Lovely things in the post this week!
Just this morning I received my batch of notecards and postcards from Rosie Anthony. I've loved the nature photos on her blog for ages, and I was so pleased to hear she was going into the card-making business, I put an order in at once. Look at this lovely set I got in the post!
Rosie's website is here -http://nature-thoughts.blogspot.co.uk/2012/06/cards-have-arrived.html
And then there were the inevitable Amazon parcels - which brought me the new Carlos Ruiz Zafon, 'The Prisoner of Heaven', which is the next part of his sequence of novels to do with that strange book depository in Barcelona. He writes what I'd called spooky - mystery - literary - pulp and I look forward to each of his books hugely. It might be what I get on with next, actually.
Also came the new Wordsworth Classics edition of E.F Benson's Spooky Stories, which have long been hard to get hold of. It's a mammoth, closely-printed tome - very welcome at the amazing price of £1.99 - but let down by that hideous, rotten cover. Even Benson's ghostly tales have the same period elegance of his Mapp and Lucias, I think, and the cover should give that away.
And then, also this week, I got sent a most welcome proof copy of Jane Sanderson's sequel to 'Netherwood', 'Ravenscliffe.' It's a chunky and enticing volume. Readers of this and my previous blog might remember me raving about 'Netherwood' earlier this year? (I should dig out and repost my review, actually.) I'm looking forward to going back into that Edwardian world.
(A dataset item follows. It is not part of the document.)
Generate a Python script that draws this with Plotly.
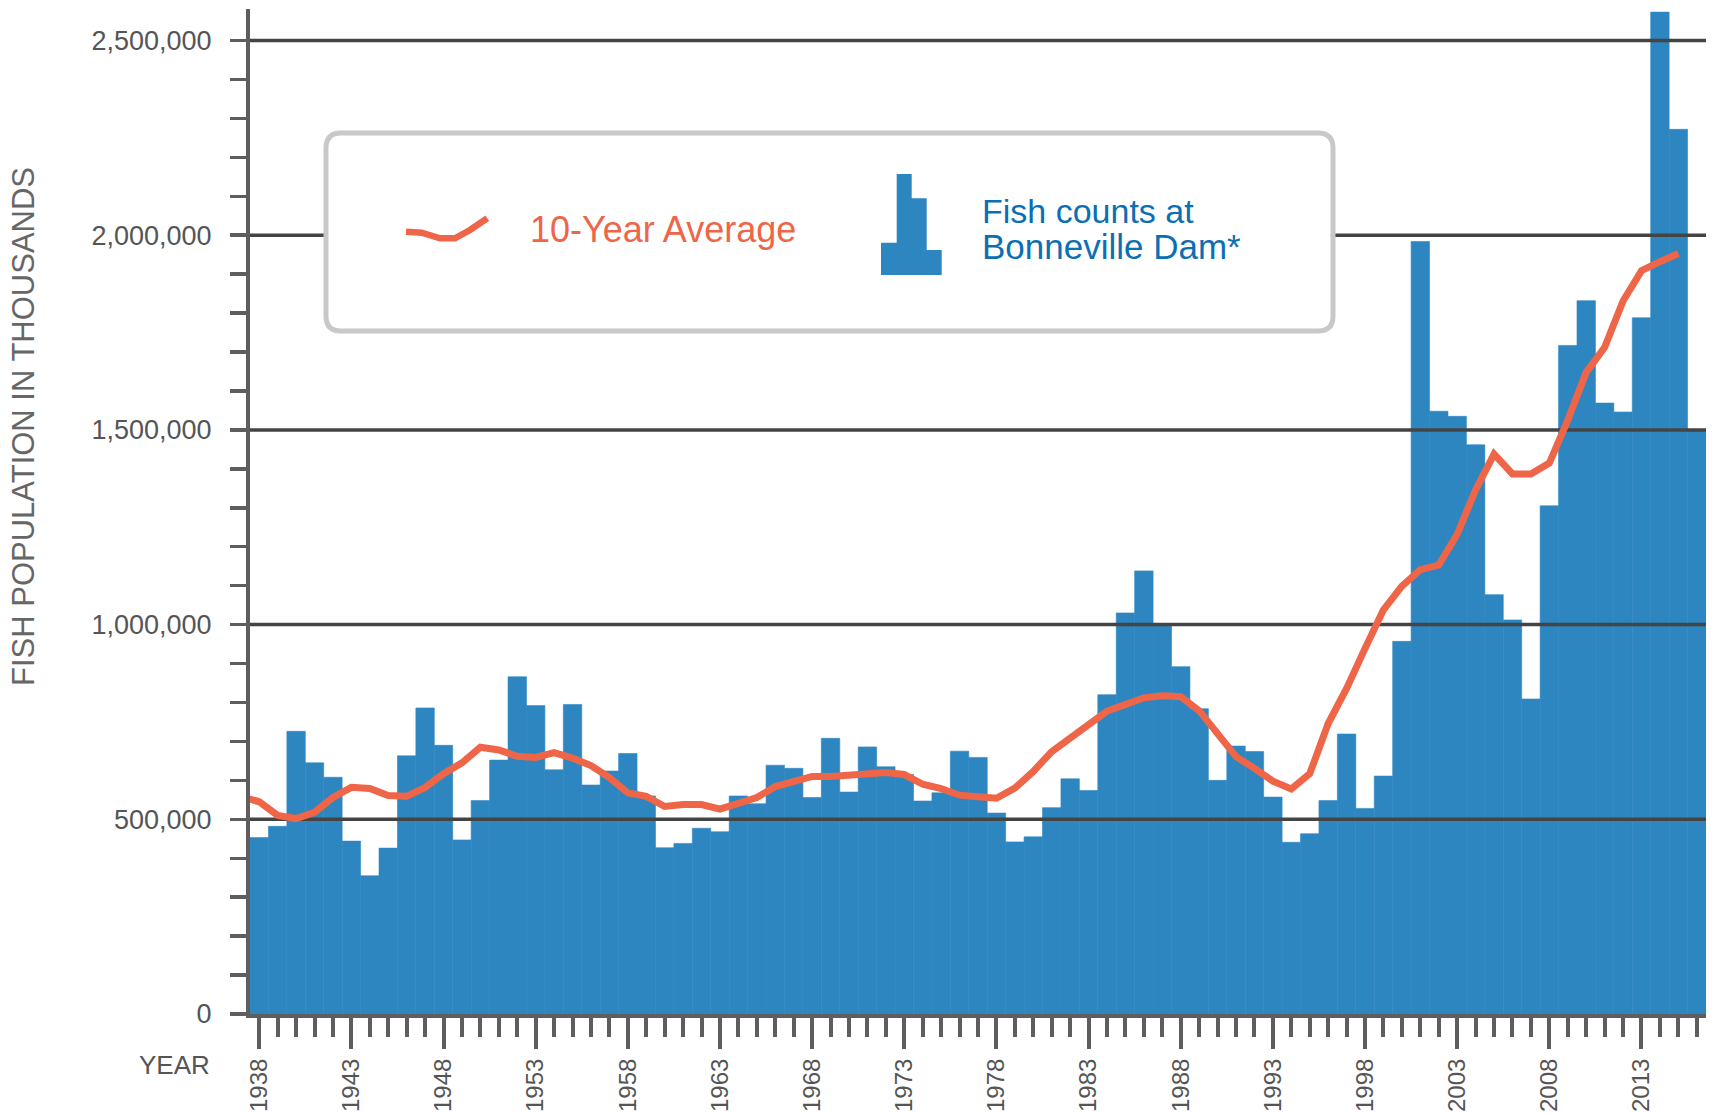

So here we are on Saturday morning - and it's teeming down in Manchester. The milkman's been for his money and told us how his sixty (!) frogs are doing in his back garden pond, and asked after ours (we have one over-confident frog and about a million tadpoles). Fester the cat is have a late lie-in and feeling a bit sickly this morning - which might be down to the high (low?) pressure in the air, or maybe from staying up late to watch Bowie Night on BBC4. And we've got 'Doctor Who and Silurians' on the telly, in tribute and to remind us of the wit and brilliance of Dr Elizabeth Shaw, as played by Caroline John, whose death was reported this week.